The cosmological constant, denoted by the Greek letter Lambda (Λ), is a term introduced by Albert Einstein in his equations of General Relativity. It represents a constant energy density filling space homogeneously and is one of the simplest explanations for dark energy.
How does dark energy relate to the cosmological constant?
Dark energy is often modeled as the cosmological constant, which acts as a repulsive force causing the expansion of the universe to accelerate. This constant energy density does not change over time or space.
What does “dark energy dominance” mean?
Dark energy dominance refers to the current epoch in the universe’s history when dark energy has become the dominant component of the universe’s total energy density, surpassing matter and radiation, and driving accelerated cosmic expansion.

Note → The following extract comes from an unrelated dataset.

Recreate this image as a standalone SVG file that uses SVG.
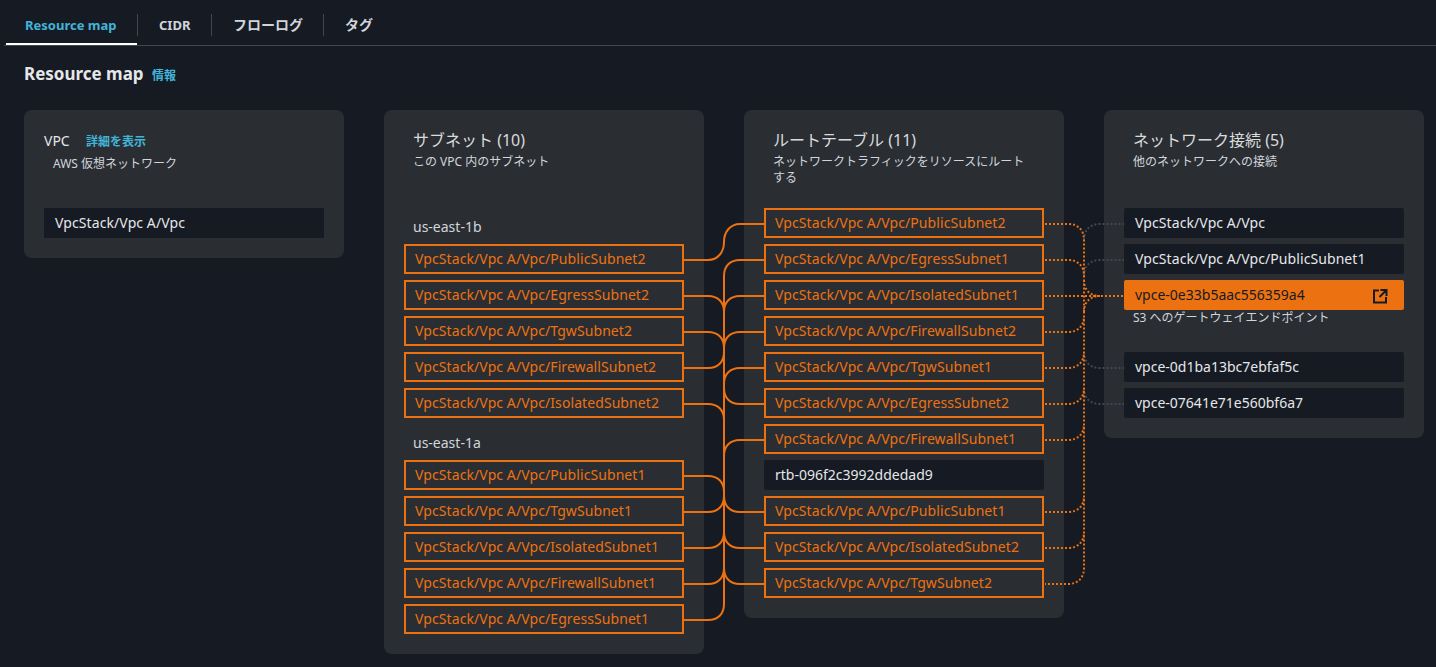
<svg xmlns="http://www.w3.org/2000/svg" width="1436" height="667" viewBox="0 0 1436 667">
<style>
text{font-family:"Noto Sans","Noto Sans CJK JP",sans-serif;fill:#d1d5db;font-size:14px}
.bg{fill:#161a23}
.panel{fill:#2a2e33}
.tab{font-weight:700;fill:#d1d5db}
.tl{font-size:13px}
.link{fill:#42b4d9;font-weight:700;font-size:12px}
.title{font-size:16px;fill:#d9dbdd}
.sub{font-size:12px;fill:#d1d5db}
.n rect{fill:#161a23}
.n text{fill:#e5e7e9}
.w{letter-spacing:.08px}
.o rect{fill:#2a2e33;stroke:#ec7211;stroke-width:2}
.o text{fill:#ec7211;letter-spacing:.08px}
.solid{fill:none;stroke:#ec7211;stroke-width:2}
.dot{fill:none;stroke:#ec7211;stroke-width:2;stroke-dasharray:2 2}
.gdot{fill:none;stroke:#414750;stroke-width:2;stroke-dasharray:2 2}
</style>
<rect class="bg" width="1436" height="667"/>
<g id="tabs">
<text x="25" y="30" class="tab tl" style="fill:#42b4d9">Resource map</text>
<text x="159" y="30" class="tab tl">CIDR</text>
<text x="233" y="30" class="tab">フローログ</text>
<text x="345" y="30" class="tab">タグ</text>
<path d="M137.500 14V36M211.500 14V36M323.500 14V36" stroke="#414750" fill="none"/>
<path d="M4 45.500H1436" stroke="#414750" fill="none"/>
<rect x="6" y="43" width="131" height="2" fill="#fff"/>
</g>
<text x="24" y="80" style="font-size:17px;font-weight:700;fill:#e5e7e9">Resource map</text>
<text x="152" y="80" class="link">情報</text>
<rect class="panel" x="24" y="110" width="320" height="148" rx="8"/>
<rect class="panel" x="384" y="110" width="320" height="544" rx="8"/>
<rect class="panel" x="744" y="110" width="320" height="508" rx="8"/>
<rect class="panel" x="1104" y="110" width="320" height="328" rx="8"/>
<g id="vpc-panel">
<text x="44" y="146" style="font-size:14px;fill:#e5e7e9">VPC</text>
<text x="86" y="146" class="link">詳細を表示</text>
<text x="53" y="168" class="sub">AWS 仮想ネットワーク</text>
</g>
<g id="subnet-head">
<text x="413" y="146" class="title">サブネット (10)</text>
<text x="413" y="166" class="sub">この VPC 内のサブネット</text>
<text x="413" y="232">us-east-1b</text>
<text x="413" y="448">us-east-1a</text>
</g>
<g id="rt-head">
<text x="773" y="146" class="title">ルートテーブル (11)</text>
<text x="773" y="166" class="sub">ネットワークトラフィックをリソースにルート</text>
<text x="773" y="182" class="sub">する</text>
</g>
<g id="net-head">
<text x="1133" y="146" class="title">ネットワーク接続 (5)</text>
<text x="1133" y="166" class="sub">他のネットワークへの接続</text>
</g>
<g id="connectors">
<path class="solid" d="M684 260H708C718 260 724 252 724 242C724 232 730 224 740 224H764"/>
<path class="solid" d="M764 260H740C730 260 724 266 724 276V604C724 614 718 620 708 620H684"/>
<path class="solid" d="M684 296H708C718 296 724 302 724 312M764 296H740C730 296 724 302 724 312"/>
<path class="solid" d="M684 332H708C718 332 724 338 724 348M764 332H740C730 332 724 338 724 348"/>
<path class="solid" d="M684 368H708C718 368 724 362 724 352"/>
<path class="solid" d="M684 404H708C718 404 724 410 724 420"/>
<path class="solid" d="M764 368H740C730 368 724 374 724 384M764 404H740C730 404 724 398 724 388"/>
<path class="solid" d="M764 440H740C730 440 724 446 724 456"/>
<path class="solid" d="M684 476H708C718 476 724 482 724 492"/>
<path class="solid" d="M684 512H708C718 512 724 506 724 496M764 512H740C730 512 724 506 724 496"/>
<path class="solid" d="M684 548H708C718 548 724 542 724 532M764 548H740C730 548 724 542 724 532"/>
<path class="solid" d="M684 584H708C718 584 724 578 724 568M764 584H740C730 584 724 578 724 568"/>
<path class="gdot" d="M1084 240C1084 230 1090 224 1100 224H1124"/>
<path class="gdot" d="M1084 276C1084 266 1090 260 1100 260H1124"/>
<path class="gdot" d="M1084 352C1084 362 1090 368 1100 368H1124"/>
<path class="gdot" d="M1084 388C1084 398 1090 404 1100 404H1124"/>
<path class="dot" d="M1045 224H1068C1078 224 1084 230 1084 240V568C1084 578 1078 584 1068 584H1045"/>
<path class="dot" d="M1045 260H1068C1078 260 1084 266 1084 276"/>
<path class="dot" d="M1045 296H1124"/>
<path class="dot" d="M1084 280C1084 290 1090 296 1100 296M1084 312C1084 302 1090 296 1100 296"/>
<path class="dot" d="M1045 332H1068C1078 332 1084 326 1084 316"/>
<path class="dot" d="M1045 368H1068C1078 368 1084 362 1084 352"/>
<path class="dot" d="M1045 404H1068C1078 404 1084 398 1084 388"/>
<path class="dot" d="M1045 440H1068C1078 440 1084 434 1084 424"/>
<path class="dot" d="M1045 512H1068C1078 512 1084 506 1084 496"/>
<path class="dot" d="M1045 548H1068C1078 548 1084 542 1084 532"/>
</g>
<g id="vpc-node" class="n"><rect x="44" y="208" width="280" height="30"/><text x="55" y="228" class="w">VpcStack/Vpc A/Vpc</text></g>
<g id="s1" class="o"><rect x="405" y="245" width="278" height="28"/><text x="415" y="264">VpcStack/Vpc A/Vpc/PublicSubnet2</text></g>
<g id="s2" class="o"><rect x="405" y="281" width="278" height="28"/><text x="415" y="300">VpcStack/Vpc A/Vpc/EgressSubnet2</text></g>
<g id="s3" class="o"><rect x="405" y="317" width="278" height="28"/><text x="415" y="336">VpcStack/Vpc A/Vpc/TgwSubnet2</text></g>
<g id="s4" class="o"><rect x="405" y="353" width="278" height="28"/><text x="415" y="372">VpcStack/Vpc A/Vpc/FirewallSubnet2</text></g>
<g id="s5" class="o"><rect x="405" y="389" width="278" height="28"/><text x="415" y="408">VpcStack/Vpc A/Vpc/IsolatedSubnet2</text></g>
<g id="s6" class="o"><rect x="405" y="461" width="278" height="28"/><text x="415" y="480">VpcStack/Vpc A/Vpc/PublicSubnet1</text></g>
<g id="s7" class="o"><rect x="405" y="497" width="278" height="28"/><text x="415" y="516">VpcStack/Vpc A/Vpc/TgwSubnet1</text></g>
<g id="s8" class="o"><rect x="405" y="533" width="278" height="28"/><text x="415" y="552">VpcStack/Vpc A/Vpc/IsolatedSubnet1</text></g>
<g id="s9" class="o"><rect x="405" y="569" width="278" height="28"/><text x="415" y="588">VpcStack/Vpc A/Vpc/FirewallSubnet1</text></g>
<g id="s10" class="o"><rect x="405" y="605" width="278" height="28"/><text x="415" y="624">VpcStack/Vpc A/Vpc/EgressSubnet1</text></g>
<g id="r1" class="o"><rect x="765" y="209" width="278" height="28"/><text x="775" y="228">VpcStack/Vpc A/Vpc/PublicSubnet2</text></g>
<g id="r2" class="o"><rect x="765" y="245" width="278" height="28"/><text x="775" y="264">VpcStack/Vpc A/Vpc/EgressSubnet1</text></g>
<g id="r3" class="o"><rect x="765" y="281" width="278" height="28"/><text x="775" y="300">VpcStack/Vpc A/Vpc/IsolatedSubnet1</text></g>
<g id="r4" class="o"><rect x="765" y="317" width="278" height="28"/><text x="775" y="336">VpcStack/Vpc A/Vpc/FirewallSubnet2</text></g>
<g id="r5" class="o"><rect x="765" y="353" width="278" height="28"/><text x="775" y="372">VpcStack/Vpc A/Vpc/TgwSubnet1</text></g>
<g id="r6" class="o"><rect x="765" y="389" width="278" height="28"/><text x="775" y="408">VpcStack/Vpc A/Vpc/EgressSubnet2</text></g>
<g id="r7" class="o"><rect x="765" y="425" width="278" height="28"/><text x="775" y="444">VpcStack/Vpc A/Vpc/FirewallSubnet1</text></g>
<g id="r8" class="n"><rect x="764" y="460" width="280" height="30" rx="2"/><text x="775" y="480">rtb-096f2c3992ddedad9</text></g>
<g id="r9" class="o"><rect x="765" y="497" width="278" height="28"/><text x="775" y="516">VpcStack/Vpc A/Vpc/PublicSubnet1</text></g>
<g id="r10" class="o"><rect x="765" y="533" width="278" height="28"/><text x="775" y="552">VpcStack/Vpc A/Vpc/IsolatedSubnet2</text></g>
<g id="r11" class="o"><rect x="765" y="569" width="278" height="28"/><text x="775" y="588">VpcStack/Vpc A/Vpc/TgwSubnet2</text></g>
<g id="c1" class="n"><rect x="1124" y="208" width="280" height="30" rx="2"/><text x="1135" y="228" class="w">VpcStack/Vpc A/Vpc</text></g>
<g id="c2" class="n"><rect x="1124" y="244" width="280" height="30" rx="2"/><text x="1135" y="264" class="w">VpcStack/Vpc A/Vpc/PublicSubnet1</text></g>
<g id="c3"><rect x="1124" y="280" width="280" height="30" rx="2" fill="#ec7211"/><text x="1135" y="300" style="fill:#161a23">vpce-0e33b5aac556359a4</text>
<path d="M1379 290.500H1374V302.500H1386V297M1380.500 290H1386.500V296M1386 290.500L1379.500 297" fill="none" stroke="#161a23" stroke-width="2"/></g>
<text x="1133" y="322" class="sub">S3 へのゲートウェイエンドポイント</text>
<g id="c4" class="n"><rect x="1124" y="352" width="280" height="30" rx="2"/><text x="1135" y="372">vpce-0d1ba13bc7ebfaf5c</text></g>
<g id="c5" class="n"><rect x="1124" y="388" width="280" height="30" rx="2"/><text x="1135" y="408">vpce-07641e71e560bf6a7</text></g>
</svg>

When did dark energy become dominant in the universe?
Dark energy became dominant roughly 5 billion years ago, after which the expansion of the universe began to accelerate.
How is the cosmological constant measured?
The cosmological constant is measured indirectly through observations of distant supernovae, the cosmic microwave background radiation, and large-scale structure surveys, which provide data on the expansion rate and geometry of the universe.
Is the cosmological constant the only explanation for dark energy?
No, while the cosmological constant is the simplest explanation, other theories include dynamic fields like quintessence, modifications to gravity, or other exotic physics. However, the cosmological constant remains the most widely accepted model due to its consistency with observations.
What impact does dark energy have on the future of the universe?
If dark energy remains constant or increases, it will continue to drive accelerated expansion, potentially leading to scenarios such as the “Big Freeze,” where galaxies move beyond each other’s observable horizons and the universe becomes increasingly cold and empty.
Can dark energy be directly detected?
Currently, dark energy cannot be directly detected. Its presence is inferred from its gravitational effects on the expansion rate of the universe.
Why is understanding dark energy important?
Understanding dark energy is crucial for comprehending the ultimate fate of the universe, the nature of fundamental physics, and the validity of General Relativity on cosmological scales. It remains one of the biggest open questions in modern cosmology.